- _Task directions_
Repeat exactly the lines running from the first line of the data to the line containing "import * as", both ends included, and nothing else; drop the pictures.

- _Data_
Start
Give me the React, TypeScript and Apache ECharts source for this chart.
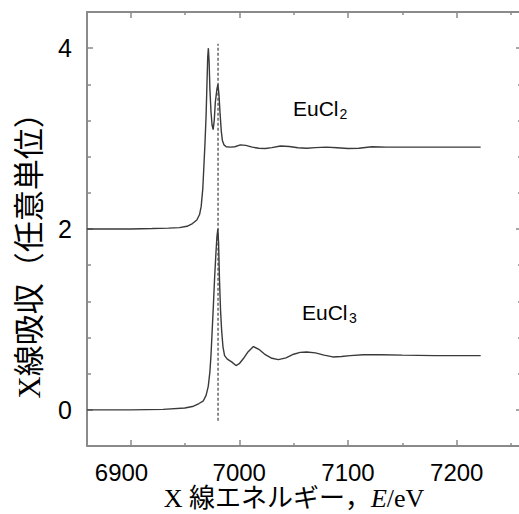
import React, { useEffect, useRef } from "react";
import * as echarts from "echarts";

// ---- data ----
const eucl2E = [6860, 6900, 6920, 6935, 6945, 6952, 6957, 6961, 6963.5, 6965, 6966.5, 6967.5, 6968.5, 6969.5, 6970.3, 6971, 6971.6, 6972.3, 6973, 6974, 6975, 6976, 6977, 6978, 6979.5, 6980.4, 6981.4, 6982.4, 6983.5, 6984.5, 6986, 6988, 6992, 6996, 7001, 7006, 7012, 7018, 7024, 7030, 7038, 7046, 7054, 7062, 7070, 7080, 7090, 7100, 7110, 7122, 7135, 7150, 7180, 7222];
const eucl2V = [2.0, 2.0, 2.005, 2.01, 2.015, 2.03, 2.06, 2.1, 2.16, 2.25, 2.45, 2.7, 2.95, 3.25, 3.6, 3.9, 4.0, 3.85, 3.55, 3.3, 3.15, 3.1, 3.2, 3.4, 3.55, 3.6, 3.48, 3.27, 3.08, 2.98, 2.93, 2.91, 2.905, 2.91, 2.93, 2.925, 2.905, 2.893, 2.89, 2.9, 2.918, 2.912, 2.898, 2.893, 2.9, 2.905, 2.898, 2.89, 2.893, 2.91, 2.905, 2.905, 2.905, 2.905];

const eucl3E = [6860, 6900, 6930, 6950, 6958, 6963, 6967, 6969.5, 6971.5, 6973, 6974, 6975, 6976.2, 6977.3, 6978.5, 6979.5, 6980.3, 6981, 6981.8, 6982.8, 6983.8, 6985, 6986.5, 6989, 6993, 6997, 7000, 7004, 7008, 7013, 7018, 7024, 7030, 7036, 7043, 7050, 7056, 7062, 7070, 7078, 7086, 7094, 7102, 7114, 7130, 7150, 7180, 7222];
const eucl3V = [0.0, 0.0, 0.005, 0.02, 0.04, 0.07, 0.1, 0.16, 0.26, 0.42, 0.6, 0.85, 1.15, 1.45, 1.72, 1.92, 2.0, 1.85, 1.45, 1.1, 0.88, 0.7, 0.6, 0.56, 0.53, 0.49, 0.51, 0.57, 0.64, 0.7, 0.67, 0.61, 0.57, 0.555, 0.575, 0.615, 0.635, 0.64, 0.63, 0.605, 0.585, 0.59, 0.6, 0.61, 0.61, 0.605, 0.6, 0.6];

const refLineE = [6980.5, 6980.5];
const refLineV = [-0.12, 4.05];

const xTickLabels = [6900, 7000, 7100, 7200];
const yTickLabels = [0, 2, 4];

const seriesNames = ["EuCl", "EuCl"];
const seriesSubs = ["2", "3"];
const xTitle = ["X 線エネルギー，", "E", "/eV"];
const yTitle = "X線吸収（任意単位）";

// ---- layout ----
const W = 519;
const H = 514;
const GL = 87;
const GT = 12;
const GR = -3;
const GB = 68;
const X_MIN = 6860;
const X_MAX = 7260;
const Y_MIN = -0.4;
const Y_MAX = 4.4;
const plotW = W - GL - GR;
const plotH = H - GT - GB;
const px = (e: number) => GL + ((e - X_MIN) / (X_MAX - X_MIN)) * plotW;
const py = (v: number) => GT + ((Y_MAX - v) / (Y_MAX - Y_MIN)) * plotH;

const zip = (a: number[], b: number[]) => a.map((x, i) => [x, b[i]]);

const FRAME = "#8a8a8a";
const CURVE = "#3a3a3a";

export default function App() {
  const ref = useRef<HTMLDivElement>(null);
  useEffect(() => {
    if (!ref.current) return;
    const chart = echarts.init(ref.current, null, { renderer: "svg" });
    const hiddenAxis = (gridIndex: number) => ({
      gridIndex,
      type: "value",
      show: false,
      min: 0,
      max: 1,
    });
    const frameAxis = (pos: string, min: number, max: number) => ({
      gridIndex: 0,
      type: "value",
      position: pos,
      min,
      max,
      axisLine: { show: true, onZero: false, lineStyle: { color: FRAME, width: 2 } },
      axisTick: { show: false },
      axisLabel: { show: false },
      splitLine: { show: false },
    });
    const tickStyle = { color: FRAME, width: 1.5 };
    const xTickAxis = (pos: string, labels: boolean) => ({
      gridIndex: 1,
      type: "value",
      position: pos,
      min: 6900,
      max: 7300,
      interval: 100,
      axisLine: { show: false, onZero: false },
      axisTick: { show: true, inside: true, length: 6, lineStyle: tickStyle },
      minorTick: { show: true, splitNumber: 2, length: 3, lineStyle: tickStyle },
      splitLine: { show: false },
      minorSplitLine: { show: false },
      axisLabel: {
        show: labels,
        margin: 14,
        color: "#000",
        fontFamily: "Liberation Sans",
        fontSize: 24,
        formatter: (v: number) => {
          if (!xTickLabels.includes(v)) return "";
          return v === xTickLabels[0] ? "{s|" + v + "}" : String(v);
        },
        rich: {
          s: { padding: [0, 18, 0, 0], fontFamily: "Liberation Sans", fontSize: 24, color: "#000" },
        },
      },
    });
    const yTickAxis = (pos: string, labels: boolean) => ({
      gridIndex: 2,
      type: "value",
      position: pos,
      min: 0,
      max: 4,
      interval: 2,
      axisLine: { show: false, onZero: false },
      axisTick: { show: true, inside: true, length: 6, lineStyle: tickStyle },
      minorTick: { show: true, splitNumber: 5, length: 4, lineStyle: tickStyle },
      splitLine: { show: false },
      minorSplitLine: { show: false },
      axisLabel: {
        show: labels,
        margin: 15,
        color: "#000",
        fontFamily: "Liberation Sans",
        fontSize: 25,
        formatter: (v: number) => (yTickLabels.includes(v) ? String(v) : ""),
      },
    });

    const option: any = {
      animation: false,
      backgroundColor: "#fff",
      grid: [
        { left: GL, top: GT, right: GR, bottom: GB, outerBoundsMode: "none" },
        { left: px(6900), top: GT, right: W - px(7300), bottom: GB, outerBoundsMode: "none" },
        { left: GL, top: py(4), right: GR, bottom: H - py(0), outerBoundsMode: "none" },
      ],
      xAxis: [
        frameAxis("bottom", X_MIN, X_MAX),
        frameAxis("top", X_MIN, X_MAX),
        xTickAxis("bottom", true),
        xTickAxis("top", false),
        hiddenAxis(2),
      ],
      yAxis: [
        frameAxis("left", Y_MIN, Y_MAX),
        frameAxis("right", Y_MIN, Y_MAX),
        hiddenAxis(1),
        yTickAxis("left", true),
        yTickAxis("right", false),
      ],
      series: [
        {
          name: "EuCl2",
          type: "line",
          xAxisIndex: 0,
          yAxisIndex: 0,
          data: zip(eucl2E, eucl2V),
          showSymbol: false,
          symbol: "none",
          lineStyle: { color: CURVE, width: 1.4 },
          z: 3,
        },
        {
          name: "EuCl3",
          type: "line",
          xAxisIndex: 0,
          yAxisIndex: 0,
          data: zip(eucl3E, eucl3V),
          showSymbol: false,
          symbol: "none",
          lineStyle: { color: CURVE, width: 1.4 },
          z: 3,
        },
        {
          name: "ref",
          type: "line",
          xAxisIndex: 0,
          yAxisIndex: 0,
          data: zip(refLineE, refLineV),
          showSymbol: false,
          symbol: "none",
          lineStyle: { color: "#666", width: 1.5, type: [3, 2] },
          z: 2,
        },
      ],
      graphic: [
        {
          type: "text",
          x: 293,
          y: 108,
          style: { text: seriesNames[0], font: "21px 'Liberation Sans'", fill: "#000", align: "left", verticalAlign: "middle" },
        },
        {
          type: "text",
          x: 339.5,
          y: 114,
          style: { text: seriesSubs[0], font: "14px 'Liberation Sans'", fill: "#000", align: "left", verticalAlign: "middle" },
        },
        {
          type: "text",
          x: 302,
          y: 312,
          style: { text: seriesNames[1], font: "21px 'Liberation Sans'", fill: "#000", align: "left", verticalAlign: "middle" },
        },
        {
          type: "text",
          x: 349,
          y: 318,
          style: { text: seriesSubs[1], font: "14px 'Liberation Sans'", fill: "#000", align: "left", verticalAlign: "middle" },
        },
        {
          type: "text",
          x: 294,
          y: 498,
          style: {
            text: "{a|" + xTitle[0] + "}{b|" + xTitle[1] + "}{a|" + xTitle[2] + "}",
            align: "center",
            verticalAlign: "middle",
            fill: "#000",
            rich: {
              a: { fontFamily: "'Liberation Serif', 'Noto Sans CJK JP'", fontSize: 26, fill: "#000", color: "#000" },
              b: { fontFamily: "'Liberation Serif'", fontStyle: "italic", fontSize: 26, fill: "#000", color: "#000" },
            },
          },
        },
        {
          type: "text",
          x: 29,
          y: 248,
          rotation: Math.PI / 2,
          style: {
            text: yTitle,
            font: "31px 'Liberation Serif', 'Noto Sans CJK JP'",
            fill: "#000",
            align: "center",
            verticalAlign: "middle",
          },
        },
      ],
    };
    chart.setOption(option);
    return () => chart.dispose();
  }, []);
  return (
    <div
      ref={ref}
      style={{ position: "fixed", left: 0, top: 0, width: W, height: H, background: "#fff" }}
    />
  );
}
End
- _Response to the exercise_
Give me the React, TypeScript and Apache ECharts source for this chart.
import React, { useEffect, useRef } from "react";
import * as echarts from "echarts";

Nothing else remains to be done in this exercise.